Our education services will support the growth and development of the Māori language.
We will support the identity, language and culture of Māori learners and their whānau to strengthen belonging, engagement and achievement as Māori so that Māori learners can actively participate in te ao Māori, Aotearoa and the wider world.
Measures
Māori learners and whānau tell us they see and feel their identity, language and culture on a daily basis in our education services.
Māori exercise their authority and agency in education.
Our education services will support whānau, hapū, iwi and Māori to exercise agency and authority over the education of Māori learners at all levels of the education system.
We will support Māori to make decisions about the education of Māori learners. We will account to whānau, hapū, iwi and Māori for the education services we provide.
Measures:
Whānau, hapū, iwi and Māori are participating in and making decisions about the education of Māori learners.
is a resource designed for kaiako that promotes proactive, intentional approaches to supporting the development of children's social and emotional competence in the Early Years.
There is a companion document for primary and secondary schools, Teaching for Positive Behaviour.
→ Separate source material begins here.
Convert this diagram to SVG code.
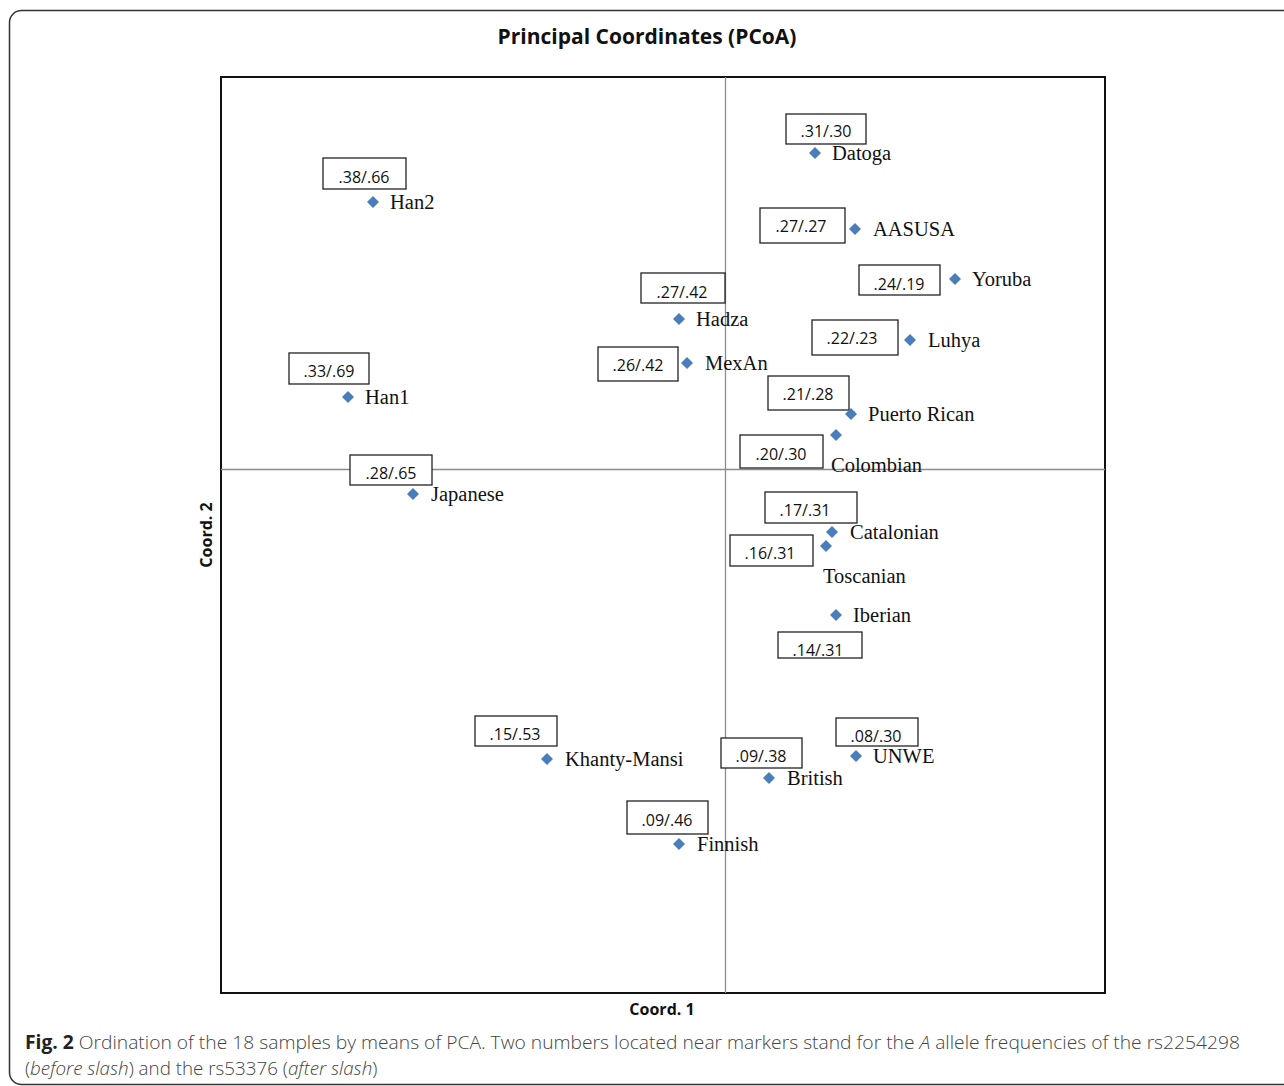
<svg xmlns="http://www.w3.org/2000/svg" width="1284" height="1086" viewBox="0 0 1284 1086">
<defs>
<style>
.box{fill:#fff;stroke:#222;stroke-width:1.3}
.bt{font-family:"Open Sans","Liberation Sans",sans-serif;font-size:16px;fill:#111;text-anchor:middle}
.nm{font-family:"Liberation Serif",serif;font-size:20.5px;fill:#111}
.ax{stroke:#8c8c8c;stroke-width:1.3}
.cap{font-family:"Open Sans","Liberation Sans",sans-serif;font-size:18.8px;fill:#444;font-weight:300}
</style>
<path id="dm" d="M0,-6 L6,0 L0,6 L-6,0 Z" fill="#4a7ebb"/>
</defs>
<rect x="9.5" y="10.5" width="1300" height="1074" rx="12" fill="#fff" stroke="#333" stroke-width="1.5"/>
<text x="647" y="44" text-anchor="middle" font-family="Open Sans, Liberation Sans, sans-serif" font-weight="bold" font-size="21" fill="#111">Principal Coordinates (PCoA)</text>
<rect x="221" y="77" width="884" height="916" fill="#fff" stroke="#111" stroke-width="2"/>
<g id="connectors">
<line class="ax" x1="725.5" y1="77" x2="725.5" y2="993"/>
<line class="ax" x1="221" y1="469.5" x2="1105" y2="469.5"/>
</g>
<g id="Datoga"><rect class="box" x="786" y="114" width="80" height="30"/><text class="bt" x="826" y="136.5">.31/.30</text><use href="#dm" x="815" y="153"/><text class="nm" x="832" y="160">Datoga</text></g>
<g id="Han2"><rect class="box" x="323" y="158" width="83" height="31"/><text class="bt" x="364" y="182.5">.38/.66</text><use href="#dm" x="373" y="202"/><text class="nm" x="390" y="209">Han2</text></g>
<g id="AASUSA"><rect class="box" x="760" y="208" width="85" height="35"/><text class="bt" x="801" y="231.5">.27/.27</text><use href="#dm" x="855" y="229"/><text class="nm" x="873" y="236">AASUSA</text></g>
<g id="Yoruba"><rect class="box" x="859" y="265" width="81" height="30"/><text class="bt" x="899" y="289.5">.24/.19</text><use href="#dm" x="955" y="279"/><text class="nm" x="972" y="286">Yoruba</text></g>
<g id="Hadza"><rect class="box" x="641" y="273" width="84" height="30"/><text class="bt" x="682" y="297.5">.27/.42</text><use href="#dm" x="679" y="319"/><text class="nm" x="696" y="326">Hadza</text></g>
<g id="Luhya"><rect class="box" x="812" y="320" width="86" height="35"/><text class="bt" x="852" y="343.5">.22/.23</text><use href="#dm" x="910" y="340"/><text class="nm" x="928" y="347">Luhya</text></g>
<g id="MexAn"><rect class="box" x="598" y="347" width="80" height="34"/><text class="bt" x="638" y="370.5">.26/.42</text><use href="#dm" x="687" y="363"/><text class="nm" x="705" y="370">MexAn</text></g>
<g id="Han1"><rect class="box" x="289" y="353" width="80" height="31"/><text class="bt" x="329" y="376.5">.33/.69</text><use href="#dm" x="348" y="397"/><text class="nm" x="365" y="404">Han1</text></g>
<g id="PuertoRican"><rect class="box" x="768" y="376" width="81" height="34"/><text class="bt" x="808" y="399.5">.21/.28</text><use href="#dm" x="851" y="414"/><text class="nm" x="868" y="421">Puerto Rican</text></g>
<g id="Colombian"><rect class="box" x="740" y="435" width="83" height="33"/><text class="bt" x="781" y="459.5">.20/.30</text><use href="#dm" x="836" y="435"/><text class="nm" x="831" y="472">Colombian</text></g>
<g id="Japanese"><rect class="box" x="350" y="455" width="82" height="30"/><text class="bt" x="391" y="478.5">.28/.65</text><use href="#dm" x="413" y="494"/><text class="nm" x="431" y="501">Japanese</text></g>
<g id="Catalonian"><rect class="box" x="765" y="492" width="92" height="31"/><text class="bt" x="805" y="515.5">.17/.31</text><use href="#dm" x="832" y="532"/><text class="nm" x="850" y="539">Catalonian</text></g>
<g id="Toscanian"><rect class="box" x="730" y="535" width="83" height="31"/><text class="bt" x="770" y="558.5">.16/.31</text><use href="#dm" x="826" y="546"/><text class="nm" x="823" y="583">Toscanian</text></g>
<g id="Iberian"><rect class="box" x="778" y="632" width="84" height="26"/><text class="bt" x="818" y="656">.14/.31</text><use href="#dm" x="836" y="615"/><text class="nm" x="853" y="622">Iberian</text></g>
<g id="KhantyMansi"><rect class="box" x="475" y="716" width="82" height="30"/><text class="bt" x="515" y="739.5">.15/.53</text><use href="#dm" x="547" y="759"/><text class="nm" x="565" y="766">Khanty-Mansi</text></g>
<g id="UNWE"><rect class="box" x="836" y="718" width="82" height="28"/><text class="bt" x="876" y="742">.08/.30</text><use href="#dm" x="856" y="756"/><text class="nm" x="873" y="763">UNWE</text></g>
<g id="British"><rect class="box" x="721" y="738" width="81" height="30"/><text class="bt" x="761" y="761.5">.09/.38</text><use href="#dm" x="769" y="778"/><text class="nm" x="787" y="785">British</text></g>
<g id="Finnish"><rect class="box" x="627" y="801" width="81" height="33"/><text class="bt" x="667" y="825.5">.09/.46</text><use href="#dm" x="679" y="844"/><text class="nm" x="697" y="851">Finnish</text></g>
<text x="662" y="1015" text-anchor="middle" font-family="Open Sans, Liberation Sans, sans-serif" font-weight="bold" font-size="16" fill="#111">Coord. 1</text>
<text transform="translate(212,535) rotate(-90)" text-anchor="middle" font-family="Open Sans, Liberation Sans, sans-serif" font-weight="bold" font-size="16" fill="#111">Coord. 2</text>
<text class="cap" x="25" y="1049" textLength="1215" lengthAdjust="spacingAndGlyphs"><tspan font-weight="bold" fill="#222">Fig. 2</tspan> Ordination of the 18 samples by means of PCA. Two numbers located near markers stand for the <tspan font-style="italic">A</tspan> allele frequencies of the rs2254298</text>
<text class="cap" x="25" y="1075">(<tspan font-style="italic">before slash</tspan>) and the rs53376 (<tspan font-style="italic">after slash</tspan>)</text>
</svg>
The Self assessment tool is similar to the PB4L self-assessment tool https://pb4l.tki.org.nz/PB4L-School-Wide/.
This is a useful place to review how embedded effective practice is in place with respect to supporting social and emotional competence in all learners. (Students may need additional supports but this is effective practice for ALL) .
Supporting Social and Emotional Competence in Early Learning Inquiry and Self-assessment
(Click the download PDF icon at the bottom of this linked page )
The Māori Potential Approach is a policy management system by Te Puni Kōkiri (Ministry of Māori Development) that aims to empower Māori to achieve their full potential as Māori, contributing to both the Māori and New Zealand communities.
Core Belief:
All Māori possess inherent capability and potential to succeed.
Emphasis:
Focuses on leveraging the talents, skills, and knowledge of Māori learners, families, communities, and educators to promote success.
Shifting Focus:
Moves away from a deficit model (focusing on problems and disparities) towards an asset-based approach (building upon strengths and successes).
Partnerships:
Recognizes the importance of partnerships between various stakeholders, including learners, whānau, iwi, educators, and community organizations, to support Māori education.
Timperley, Wilson, Barrar and Fung (2007) Teacher Learning and Professional Development Best Evidence Synthesis (BES) examines many examples of teacher PLD across the curriculum, including literacy. They state that "... inquiry is about challenging teachers’ thinking in ways that promotes their own learning as well as that of their students. For this to happen, teachers need to examine their taken-for-granted practices critically in the light of evidence about students’ learning. They should also explore relevant research literature that can challenge their thinking and offer new teaching possibilities" (ERO, May 2011)
This element of examining requires us to uncover something the BES describes as prevailing discourses OR also known as theory of action.
Harriette Thurber Rasmussen describes a theory of action as “your best thinking made explicit… Your rationale for choosing one strategy over another…your course of action… (using) … evidence that it’s working, or not.”
In the BES, teachers’ prevailing discourses were an indication of their current theories about students and their belief in their students’ ability to learn. In one study, these theories or discourses were based on an assumption that some students were unable to learn due to factors beyond the teachers’ control, such as home background or inherent ability. Professional development providers challenged this assumption by producing evidence that contradicted it, showing that students could learn faster if taught differently.
Russell Bishop, Mere Berryman, Sarah-Jane Tiakiwai and Cath Richardson as a part of the ‘Te Kotahitanga’ research project (2003) found that a key element in the maintenance of underachievement was the discourse of deficit thinking that prevailed amongst many teachers. They noted in their conclusions;
The Māori students, those parenting these students and their principals (and some of their teachers) saw that the most important influence on Māori students’ educational achievement was the quality of the in-class face-to-face relationships and interactions between the teachers and Māori students.
In contrast, the majority of teachers suggested that the major influence on Māori students’ educational achievement was the children themselves and/or their family/whanau circumstances, or systemic/structural issues. This deficit theorising by teachers is the major impediment to Māori students’ educational achievement for it results in teachers having low expectations of Māori students. This in turn creates a downward spiralling, self-fulfilling prophecy of Māori student achievement and failure. (Bishop et.al. 2003: 4-5)
As discussed above, teachers need to become aware of their own beliefs, and challenging their (at times, deficit) assumptions.